*Given problem*: Gather every line from the entries below that includes "seaborn".

*Saved data entries*:
------------------------------------

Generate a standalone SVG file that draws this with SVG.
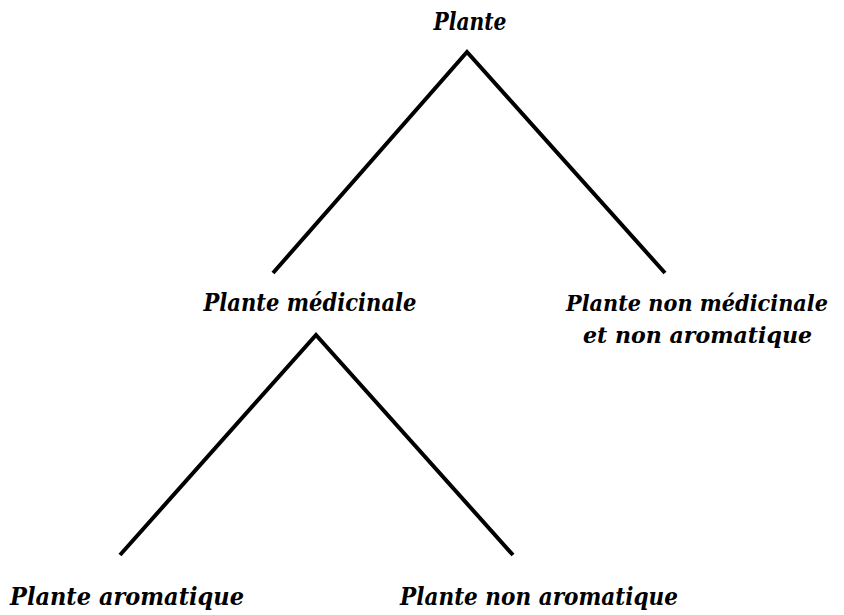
<svg xmlns="http://www.w3.org/2000/svg" width="844" height="615" viewBox="0 0 844 615">
<style>
text{font-family:"DejaVu Serif","Liberation Serif",serif;font-weight:bold;font-style:italic;font-size:24px;fill:#000;text-anchor:middle}
.r{font-size:21.5px;text-anchor:start}
.c polyline{fill:none;stroke:#000;stroke-width:4;stroke-linejoin:miter}
</style>
<rect width="844" height="615" fill="#fff"/>
<g class="c" id="connectors">
<polyline points="273,273 467,52 665,273"/>
<polyline points="120,555 316,335 513,555"/>
</g>
<g id="n-plante"><text x="470" y="30" textLength="73" lengthAdjust="spacingAndGlyphs">Plante</text></g>
<g id="n-medicinale"><text x="310" y="311" textLength="213" lengthAdjust="spacingAndGlyphs">Plante médicinale</text></g>
<g id="n-non-medicinale"><text class="r" x="566" y="311" textLength="262" lengthAdjust="spacingAndGlyphs">Plante non médicinale</text><text class="r" x="583" y="343" textLength="229" lengthAdjust="spacingAndGlyphs">et non aromatique</text></g>
<g id="n-aromatique"><text x="127" y="605" textLength="234" lengthAdjust="spacingAndGlyphs">Plante aromatique</text></g>
<g id="n-non-aromatique"><text x="539" y="605" textLength="278" lengthAdjust="spacingAndGlyphs">Plante non aromatique</text></g>
</svg>
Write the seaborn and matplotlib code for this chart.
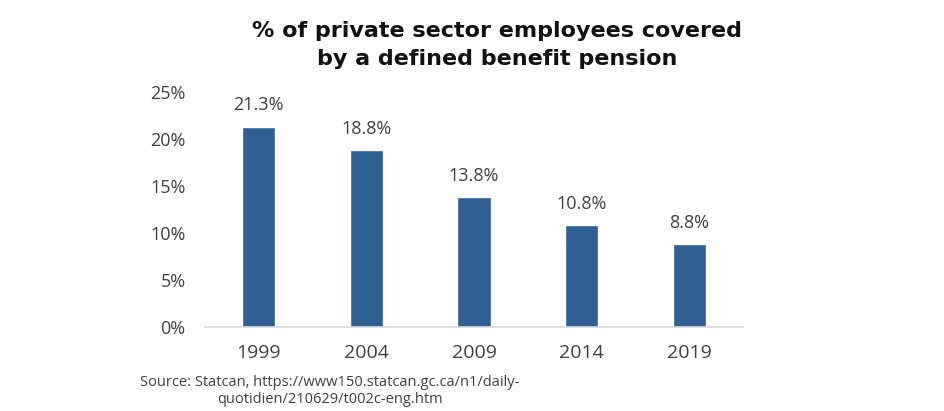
import matplotlib
matplotlib.use("Agg")
import matplotlib.pyplot as plt
import seaborn as sns
import pandas as pd

years = ["1999", "2004", "2009", "2014", "2019"]
coverage = [21.3, 18.8, 13.8, 10.8, 8.8]
y_ticks = [0, 5, 10, 15, 20, 25]
title_text = "% of private sector employees covered\nby a defined benefit pension"
source_text = "Source: Statcan, https://www150.statcan.gc.ca/n1/daily-\nquotidien/210629/t002c-eng.htm"

sns.set_style("white")
plt.rcParams['font.family'] = ['Open Sans', 'DejaVu Sans']

df = pd.DataFrame({"year": years, "pct": coverage})

fig = plt.figure(figsize=(9.44, 4.11), dpi=100)
ax = fig.add_axes([205/944, 1-327/411, (743-205)/944, (327-92)/411])

sns.barplot(data=df, x="year", y="pct", color="#2F5F93", width=0.31,
            saturation=1, ax=ax)

ax.set_xlim(-0.5, 4.5)
ax.set_ylim(0, 25)
ax.set_yticks(y_ticks)
ax.set_yticklabels([f"{t}%" for t in y_ticks])
ax.set_xlabel("")
ax.set_ylabel("")
for s in ["top", "right", "left"]:
    ax.spines[s].set_visible(False)
ax.spines["bottom"].set_color("#d9d9d9")
ax.spines["bottom"].set_linewidth(1.2)
ax.tick_params(axis="y", length=0, pad=14, labelsize=13, labelcolor="#404040")
ax.tick_params(axis="x", length=0, pad=12, labelsize=14, labelcolor="#404040")

for i, v in enumerate(coverage):
    ax.annotate(f"{v}%", (i, v), xytext=(0, 9), textcoords="offset points",
                ha="center", va="bottom", fontsize=13, color="#404040")

fig.text(497/944, 1-45/411, title_text, ha="center", va="center",
         fontsize=16, fontweight="bold", color="#111111", linespacing=1.45,
         family=["DejaVu Sans"])
fig.text(330/944, 1-391/411, source_text, ha="center", va="center",
         fontsize=10.5, color="#404040", linespacing=1.25, multialignment="center")

fig.savefig("out.png", dpi=100)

------------------------------------

*Exercise result*:
Write the seaborn and matplotlib code for this chart.
import seaborn as sns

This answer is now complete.